Now that the easy part of RMB internationalization—trade settlement—has been achieved, the rest of the process will depend on market forces and the Chinese authority’s will and ability to liberalize its domestic financial markets. Of course, China’s slowing economic growth adds to such concern. It took Japan more than 20 years to go through this process, and even that was not enough to urge market players to follow. Given the multiple economic and political difficulties Japan has experienced in the process, Japanese experts and officials are not holding their collective breath that China can achieve such feats anytime soon.
Japan, the second-largest economy in Asia with a sophisticated financial sector and experience in financial liberalization, has been slow to ride on the RMB internationalization wave.
EASIER SAID THAN DONE
Japan, the second-largest economy in Asia with a sophisticated financial sector and experience in financial liberalization, has been slow to ride on the RMB internationalization wave. In turn, Japan has contributed to the dollar’s persistent dominance in Asia. At the same time, the Japanese economy is becoming sensitive to currency competition as the country deepens its financial integration with the rest of the world.

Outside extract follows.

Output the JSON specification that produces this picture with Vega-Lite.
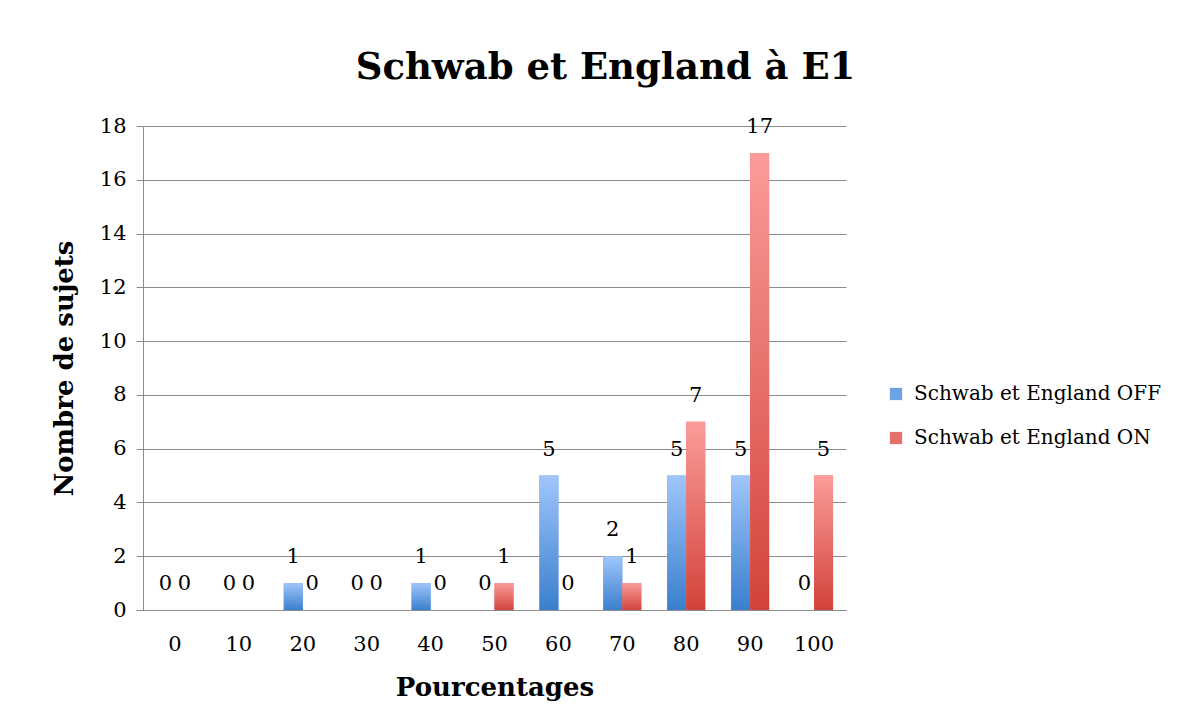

Since December 2012, Abenomics, named after sitting Prime Minister Shinzo Abe, has become Japan’s main economic growth strategy. The first of three arrows of this strategy, an aggressive monetary easing policy (conducted by Bank of Japan Governor Haruhiko Kuroda since April 2013), led to a quick depreciation of the yen against the dollar. The resulted in both economic growth and accusations of currency manipulation. With the U.S. Federal Reserve recently beginning to take steps to raise the country’s discount rate under the strengthening dollar, the currency conflict is bound to intensify.
Meanwhile, a cheaper yen and booming stock market have invited further inward foreign investment in Japan, which also includes an increased proportion of foreign ownership in the Japanese government’s short-term debt (Treasury Bills and Financial Bills, whose maturity is less than one year) from 28.6 percent in March 2013 to 50.9 percent in December 2016. Some report that the bulk of such foreign ownership comes from China, whose monetary authority has worked to diversify the composition of its still-massive foreign exchange reserves.
A stable currency environment is the key component that has underpinned Asia’s economic success in the post-1945 period, for Japan between the 1950s and the early 1970s and for China from the 1980s to recently. It was the U.S. dollar that provided such an environment. Because of that, the Japanese government has been an unequivocal supporter of dollar dominance. Now, China faces the dilemma it saw in Japan’s yen internationalization experience: prioritize stability in both the regional currency environment and domestic financial conditions and lose the golden opportunity to alter the regional currency hierarchy. The Japanese experience shows that there is not much time left for Chinese leaders to make the final decision.